Why This Expat Loves Living In Singapore

I sometimes get amused looks from North Americans when I tell them that I moved to Singapore.

They tend to reflexively respond that I must be crazy to move to a country where "consuming even chewing gum is a crime."

The interaction that happens between us leaves me thinking that they want to rationalize not having to do the hard work of understanding what other places are like.

I love North America. A section of Americans are very free-thinking, and I enjoy their company. Such people—in such large numbers—are hard to find elsewhere in the world. But as political entities, both the US and Canada are on a rather rapid decline.

After a balanced look through respective facts at what else the world has to offer, one might still stay in North America.

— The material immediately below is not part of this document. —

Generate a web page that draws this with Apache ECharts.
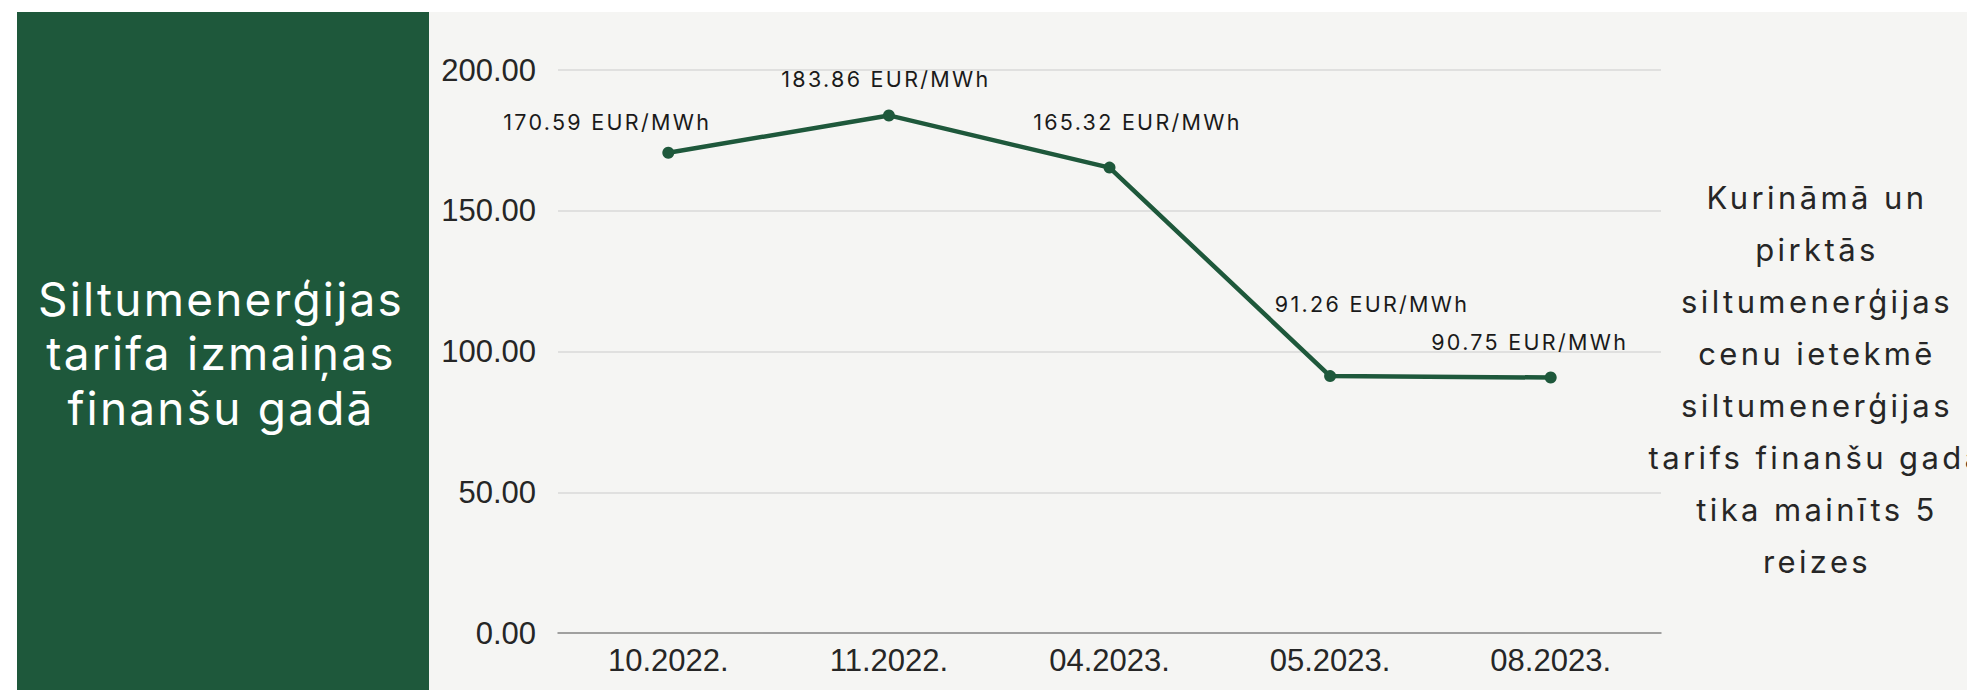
<!DOCTYPE html>
<html>
<head>
<meta charset="utf-8">
<script src="https://cdn.jsdelivr.net/npm/echarts@6/dist/echarts.min.js"></script>
<style>
  html, body { margin: 0; padding: 0; background: #ffffff; }
  #main { width: 1967px; height: 690px; overflow: hidden; }
  #main text[style*="Inter, sans-serif"] { letter-spacing: 2.3px; }
  #main text[style*="Inter, Lato"] { letter-spacing: 3.4px; }
  #main text[style*="Inter, Roboto"] { letter-spacing: 2.2px; }
</style>
</head>
<body>
<div id="main"></div>
<script>
// ---- data ----
const categories = ['10.2022.', '11.2022.', '04.2023.', '05.2023.', '08.2023.'];
const tariffValues = [170.59, 183.86, 165.32, 91.26, 90.75];
const valueUnit = 'EUR/MWh';
const yTicks = [0, 50, 100, 150, 200];
const titleLines = ['Siltumenerģijas', 'tarifa izmaiņas', 'finanšu gadā'];
const noteLines = ['Kurināmā un', 'pirktās', 'siltumenerģijas', 'cenu ietekmē', 'siltumenerģijas', 'tarifs finanšu gadā', 'tika mainīts 5', 'reizes'];

// ---- styling / layout (not data) ----
const green = '#1e583b';
const labelOffsets = [[-61, -31], [-3, -36], [28, -46], [42, -72], [-21, -36]];

const chart = echarts.init(document.getElementById('main'), null, { renderer: 'svg', width: 1967, height: 690 });

const option = {
  backgroundColor: '#ffffff',
  animation: false,
  graphic: [
    { type: 'rect', z: -100, silent: true, shape: { x: 17, y: 12, width: 1967 - 17, height: 690 - 12 }, style: { fill: '#f5f5f3' } },
    { type: 'rect', z: -90, silent: true, shape: { x: 17, y: 12, width: 412, height: 690 - 12 }, style: { fill: green } },
    { type: 'text', z: 100, silent: true, x: 221, y: 353,
      style: { text: titleLines.join('\n'), fill: '#ffffff', fontSize: 46, fontFamily: 'Inter, Roboto', lineHeight: 54.5, textAlign: 'center', textVerticalAlign: 'middle' } },
    { type: 'text', z: 100, silent: true, x: 1817, y: 379,
      style: { text: noteLines.join('\n'), fill: '#262626', fontSize: 31, fontFamily: 'Inter, Lato', lineHeight: 52, textAlign: 'center', textVerticalAlign: 'middle' } }
  ],
  grid: { left: 558, right: 306, top: 70, bottom: 57, containLabel: false },
  xAxis: {
    type: 'category',
    data: categories,
    boundaryGap: true,
    axisLine: { show: true, lineStyle: { color: '#8a8a8a', width: 1.5 } },
    axisTick: { show: false },
    axisLabel: { color: '#262626', fontSize: 31, fontFamily: 'Liberation Sans, Arial', margin: 12 }
  },
  yAxis: {
    type: 'value',
    min: yTicks[0],
    max: yTicks[yTicks.length - 1],
    interval: yTicks[1] - yTicks[0],
    axisLine: { show: false },
    axisTick: { show: false },
    splitLine: { lineStyle: { color: '#d9d9d9', width: 1.5 } },
    axisLabel: { color: '#262626', fontSize: 31, fontFamily: 'Liberation Sans, Arial', margin: 22,
      formatter: v => v.toFixed(2) }
  },
  series: [{
    type: 'line',
    data: tariffValues.map((v, i) => ({
      value: v,
      label: { offset: labelOffsets[i] }
    })),
    symbol: 'circle',
    symbolSize: 12,
    lineStyle: { color: green, width: 4.5 },
    itemStyle: { color: green },
    emphasis: { disabled: true },
    label: {
      show: true,
      position: 'inside',
      color: '#1a1a1a',
      fontSize: 21.5,
      fontFamily: 'Inter, sans-serif',
      formatter: p => p.value.toFixed(2) + ' ' + valueUnit
    }
  }]
};
chart.setOption(option);
</script>
</body>
</html>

But warping our thinking and facts to adjust our actions to what feels easy in the short-term could have disproportionate, long-term negative consequences. So let's have a closer look at Singapore, starting with chewing gum.

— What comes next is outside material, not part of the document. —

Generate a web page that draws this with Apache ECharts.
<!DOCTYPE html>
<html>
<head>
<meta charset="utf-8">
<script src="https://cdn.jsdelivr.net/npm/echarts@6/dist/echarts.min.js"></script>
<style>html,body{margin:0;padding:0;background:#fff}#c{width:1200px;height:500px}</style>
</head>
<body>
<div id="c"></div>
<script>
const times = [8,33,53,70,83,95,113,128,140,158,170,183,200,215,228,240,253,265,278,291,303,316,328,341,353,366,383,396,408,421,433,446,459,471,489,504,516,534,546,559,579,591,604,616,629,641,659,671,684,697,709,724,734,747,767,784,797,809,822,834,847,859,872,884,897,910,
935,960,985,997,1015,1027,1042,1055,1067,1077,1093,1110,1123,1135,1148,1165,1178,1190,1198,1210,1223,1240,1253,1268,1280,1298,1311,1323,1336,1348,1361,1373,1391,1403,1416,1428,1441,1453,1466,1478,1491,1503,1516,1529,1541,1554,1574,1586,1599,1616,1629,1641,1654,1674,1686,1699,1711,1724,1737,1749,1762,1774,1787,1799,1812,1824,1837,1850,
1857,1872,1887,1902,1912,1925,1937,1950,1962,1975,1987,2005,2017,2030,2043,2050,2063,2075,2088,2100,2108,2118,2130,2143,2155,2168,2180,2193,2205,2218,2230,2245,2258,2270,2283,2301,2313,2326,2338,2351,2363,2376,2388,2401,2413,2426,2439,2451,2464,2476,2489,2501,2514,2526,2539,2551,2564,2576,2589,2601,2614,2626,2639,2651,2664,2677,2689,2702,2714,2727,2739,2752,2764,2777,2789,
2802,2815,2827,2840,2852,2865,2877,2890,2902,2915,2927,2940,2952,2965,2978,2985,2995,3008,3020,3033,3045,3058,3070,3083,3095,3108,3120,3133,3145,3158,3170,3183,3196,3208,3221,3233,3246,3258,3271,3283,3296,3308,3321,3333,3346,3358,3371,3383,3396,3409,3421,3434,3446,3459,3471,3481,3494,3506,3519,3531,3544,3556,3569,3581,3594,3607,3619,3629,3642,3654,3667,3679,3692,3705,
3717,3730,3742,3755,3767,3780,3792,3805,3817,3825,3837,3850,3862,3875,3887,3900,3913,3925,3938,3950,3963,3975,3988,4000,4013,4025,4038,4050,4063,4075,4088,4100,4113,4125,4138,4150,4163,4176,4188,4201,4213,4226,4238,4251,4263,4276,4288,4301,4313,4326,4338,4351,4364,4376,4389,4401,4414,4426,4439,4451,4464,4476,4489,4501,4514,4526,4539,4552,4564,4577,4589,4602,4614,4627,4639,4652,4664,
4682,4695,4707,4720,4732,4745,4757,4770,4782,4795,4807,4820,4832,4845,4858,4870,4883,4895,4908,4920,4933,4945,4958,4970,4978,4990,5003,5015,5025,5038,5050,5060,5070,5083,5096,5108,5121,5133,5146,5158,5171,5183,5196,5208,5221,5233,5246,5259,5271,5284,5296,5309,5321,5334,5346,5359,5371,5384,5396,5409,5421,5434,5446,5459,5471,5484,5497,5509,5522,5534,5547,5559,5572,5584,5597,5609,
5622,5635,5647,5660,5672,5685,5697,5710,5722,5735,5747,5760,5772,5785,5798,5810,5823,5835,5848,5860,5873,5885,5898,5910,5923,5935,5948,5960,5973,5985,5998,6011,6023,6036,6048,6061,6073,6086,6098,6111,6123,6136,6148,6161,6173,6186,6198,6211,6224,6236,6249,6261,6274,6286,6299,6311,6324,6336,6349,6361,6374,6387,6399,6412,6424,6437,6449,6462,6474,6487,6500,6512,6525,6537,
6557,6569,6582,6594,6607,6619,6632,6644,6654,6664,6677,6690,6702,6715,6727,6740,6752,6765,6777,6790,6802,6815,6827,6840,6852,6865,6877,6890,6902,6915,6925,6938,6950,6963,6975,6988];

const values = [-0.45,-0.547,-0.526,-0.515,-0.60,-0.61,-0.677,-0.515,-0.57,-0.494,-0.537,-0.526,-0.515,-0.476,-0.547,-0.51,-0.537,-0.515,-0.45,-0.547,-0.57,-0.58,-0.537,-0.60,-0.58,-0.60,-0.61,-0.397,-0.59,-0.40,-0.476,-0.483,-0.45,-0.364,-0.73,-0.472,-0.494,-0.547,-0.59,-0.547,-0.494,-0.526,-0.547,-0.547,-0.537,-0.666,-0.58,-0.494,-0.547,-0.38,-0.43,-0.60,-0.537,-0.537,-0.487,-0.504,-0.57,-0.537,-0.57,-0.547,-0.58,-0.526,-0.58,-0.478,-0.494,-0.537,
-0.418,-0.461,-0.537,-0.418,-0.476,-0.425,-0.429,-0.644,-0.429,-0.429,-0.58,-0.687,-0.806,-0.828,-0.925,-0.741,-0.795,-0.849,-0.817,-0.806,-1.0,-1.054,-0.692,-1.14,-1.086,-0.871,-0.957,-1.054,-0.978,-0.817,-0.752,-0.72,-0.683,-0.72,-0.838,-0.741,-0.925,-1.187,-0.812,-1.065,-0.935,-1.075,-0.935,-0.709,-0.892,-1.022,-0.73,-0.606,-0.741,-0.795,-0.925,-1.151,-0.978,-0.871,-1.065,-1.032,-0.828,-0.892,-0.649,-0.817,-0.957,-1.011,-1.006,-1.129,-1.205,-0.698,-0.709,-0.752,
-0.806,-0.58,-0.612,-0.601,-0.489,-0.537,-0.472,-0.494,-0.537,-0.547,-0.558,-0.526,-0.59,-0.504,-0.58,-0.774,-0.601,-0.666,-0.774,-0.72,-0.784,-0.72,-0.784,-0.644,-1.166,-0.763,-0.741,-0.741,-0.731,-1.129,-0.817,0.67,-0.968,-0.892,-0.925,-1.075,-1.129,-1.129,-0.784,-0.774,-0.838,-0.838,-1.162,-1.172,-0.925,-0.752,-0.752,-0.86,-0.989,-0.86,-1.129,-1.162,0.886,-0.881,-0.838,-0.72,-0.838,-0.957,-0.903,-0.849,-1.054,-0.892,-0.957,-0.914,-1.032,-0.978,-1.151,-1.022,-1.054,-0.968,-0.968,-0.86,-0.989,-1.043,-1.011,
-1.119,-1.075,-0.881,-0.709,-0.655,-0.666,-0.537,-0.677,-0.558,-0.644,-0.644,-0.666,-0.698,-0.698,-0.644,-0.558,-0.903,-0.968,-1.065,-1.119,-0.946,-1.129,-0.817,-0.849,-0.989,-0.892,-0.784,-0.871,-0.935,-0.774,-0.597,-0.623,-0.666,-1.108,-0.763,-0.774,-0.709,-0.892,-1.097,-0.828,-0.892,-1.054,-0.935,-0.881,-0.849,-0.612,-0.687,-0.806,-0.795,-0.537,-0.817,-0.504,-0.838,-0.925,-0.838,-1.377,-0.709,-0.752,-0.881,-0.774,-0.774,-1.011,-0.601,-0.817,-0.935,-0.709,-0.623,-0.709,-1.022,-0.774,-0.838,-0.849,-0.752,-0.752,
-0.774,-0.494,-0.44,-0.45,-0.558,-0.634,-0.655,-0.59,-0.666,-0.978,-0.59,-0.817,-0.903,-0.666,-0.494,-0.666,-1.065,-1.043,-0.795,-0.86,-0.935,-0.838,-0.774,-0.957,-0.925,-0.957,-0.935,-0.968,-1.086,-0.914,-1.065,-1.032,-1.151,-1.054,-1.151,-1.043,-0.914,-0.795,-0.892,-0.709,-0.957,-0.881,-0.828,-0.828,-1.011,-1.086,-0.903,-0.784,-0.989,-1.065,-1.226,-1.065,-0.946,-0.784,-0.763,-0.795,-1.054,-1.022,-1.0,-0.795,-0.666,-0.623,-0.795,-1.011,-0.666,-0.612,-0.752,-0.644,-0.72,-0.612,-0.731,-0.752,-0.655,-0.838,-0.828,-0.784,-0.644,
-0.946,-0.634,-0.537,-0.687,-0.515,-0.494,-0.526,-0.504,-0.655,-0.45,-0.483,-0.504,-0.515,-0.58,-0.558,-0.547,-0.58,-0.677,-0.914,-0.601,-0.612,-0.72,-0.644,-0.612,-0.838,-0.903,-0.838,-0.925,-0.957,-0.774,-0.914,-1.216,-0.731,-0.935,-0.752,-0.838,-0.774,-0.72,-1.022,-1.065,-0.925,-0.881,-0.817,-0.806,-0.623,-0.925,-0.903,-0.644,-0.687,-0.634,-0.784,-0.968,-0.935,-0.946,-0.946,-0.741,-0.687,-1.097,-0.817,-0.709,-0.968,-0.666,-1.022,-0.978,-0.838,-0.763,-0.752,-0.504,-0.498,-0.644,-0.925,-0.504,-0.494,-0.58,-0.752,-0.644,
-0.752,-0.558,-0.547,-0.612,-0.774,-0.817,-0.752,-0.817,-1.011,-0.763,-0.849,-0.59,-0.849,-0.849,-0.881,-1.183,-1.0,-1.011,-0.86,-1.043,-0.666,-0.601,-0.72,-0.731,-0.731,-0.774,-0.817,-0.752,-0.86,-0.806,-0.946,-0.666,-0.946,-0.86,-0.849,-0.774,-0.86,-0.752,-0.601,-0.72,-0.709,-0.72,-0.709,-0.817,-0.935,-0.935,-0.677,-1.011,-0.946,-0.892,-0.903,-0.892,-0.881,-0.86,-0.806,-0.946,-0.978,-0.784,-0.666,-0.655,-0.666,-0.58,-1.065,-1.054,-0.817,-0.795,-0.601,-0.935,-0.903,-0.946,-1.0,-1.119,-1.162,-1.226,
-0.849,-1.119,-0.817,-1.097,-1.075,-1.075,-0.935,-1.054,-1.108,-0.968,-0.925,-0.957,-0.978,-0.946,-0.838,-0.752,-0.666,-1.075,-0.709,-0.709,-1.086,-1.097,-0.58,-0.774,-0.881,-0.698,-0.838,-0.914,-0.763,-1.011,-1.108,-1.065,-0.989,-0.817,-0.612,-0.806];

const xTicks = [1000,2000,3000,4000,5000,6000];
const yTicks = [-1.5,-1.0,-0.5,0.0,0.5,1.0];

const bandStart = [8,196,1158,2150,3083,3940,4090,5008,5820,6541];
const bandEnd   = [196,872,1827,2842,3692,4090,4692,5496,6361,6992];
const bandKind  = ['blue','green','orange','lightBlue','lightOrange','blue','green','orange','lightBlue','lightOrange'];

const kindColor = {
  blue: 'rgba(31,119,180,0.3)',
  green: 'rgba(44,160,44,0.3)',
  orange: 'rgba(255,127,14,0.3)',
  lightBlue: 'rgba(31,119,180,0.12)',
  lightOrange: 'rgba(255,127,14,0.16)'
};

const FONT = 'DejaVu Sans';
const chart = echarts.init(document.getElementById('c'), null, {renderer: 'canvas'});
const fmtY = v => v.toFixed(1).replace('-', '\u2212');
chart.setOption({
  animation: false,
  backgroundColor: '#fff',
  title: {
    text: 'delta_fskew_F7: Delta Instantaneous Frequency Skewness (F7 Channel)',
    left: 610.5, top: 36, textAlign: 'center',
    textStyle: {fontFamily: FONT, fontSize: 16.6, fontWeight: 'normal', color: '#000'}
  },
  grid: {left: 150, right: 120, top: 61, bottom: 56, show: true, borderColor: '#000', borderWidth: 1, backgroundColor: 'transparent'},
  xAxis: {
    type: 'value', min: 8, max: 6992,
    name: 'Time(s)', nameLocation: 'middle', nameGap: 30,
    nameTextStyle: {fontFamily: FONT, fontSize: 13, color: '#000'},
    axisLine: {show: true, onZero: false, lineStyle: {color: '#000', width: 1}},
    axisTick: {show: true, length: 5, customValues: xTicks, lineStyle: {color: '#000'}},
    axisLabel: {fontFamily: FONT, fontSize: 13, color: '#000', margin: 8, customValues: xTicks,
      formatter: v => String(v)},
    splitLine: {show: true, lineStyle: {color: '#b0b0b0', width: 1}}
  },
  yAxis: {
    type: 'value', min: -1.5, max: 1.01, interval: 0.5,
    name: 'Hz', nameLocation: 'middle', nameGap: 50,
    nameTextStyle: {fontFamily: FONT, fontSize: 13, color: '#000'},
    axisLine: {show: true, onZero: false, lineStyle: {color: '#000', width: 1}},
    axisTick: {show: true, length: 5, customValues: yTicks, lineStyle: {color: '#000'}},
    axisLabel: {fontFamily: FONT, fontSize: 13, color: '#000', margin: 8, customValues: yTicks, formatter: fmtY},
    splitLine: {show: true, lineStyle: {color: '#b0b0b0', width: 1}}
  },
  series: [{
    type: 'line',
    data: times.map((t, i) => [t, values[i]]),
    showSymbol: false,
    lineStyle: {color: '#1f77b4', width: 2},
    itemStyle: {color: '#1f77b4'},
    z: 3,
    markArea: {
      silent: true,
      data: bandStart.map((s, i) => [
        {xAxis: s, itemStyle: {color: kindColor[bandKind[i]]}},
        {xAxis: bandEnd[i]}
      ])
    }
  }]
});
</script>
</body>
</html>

On a few occasions, I decided to have chewing gum right in front of a difficult-to-find policeman. Each time, I made sure they saw what I was consuming. They ignored me completely. The reality is that while they ban chewing gum from being sold in stores, they don't have any issue with people consuming it or importing it for personal purposes. What they do have a problem with is if you spit it on the sidewalk. They penalize you aggressively if you do—and I'm happy they do.

Of course, such perpetrators are hard to trace, and regulation is not a panacea. The authorities try to keep "wrong" kinds of people out of the country. And people have a very strong sense of civilized conduct. Despite having among the highest population densities in the world, you almost never get pushed in public places. People respect your distance, and the young never occupy reserved spaces on public transport, if there is a slightest chance that someone might need them. Locals are almost always well-dressed and students well-behaved.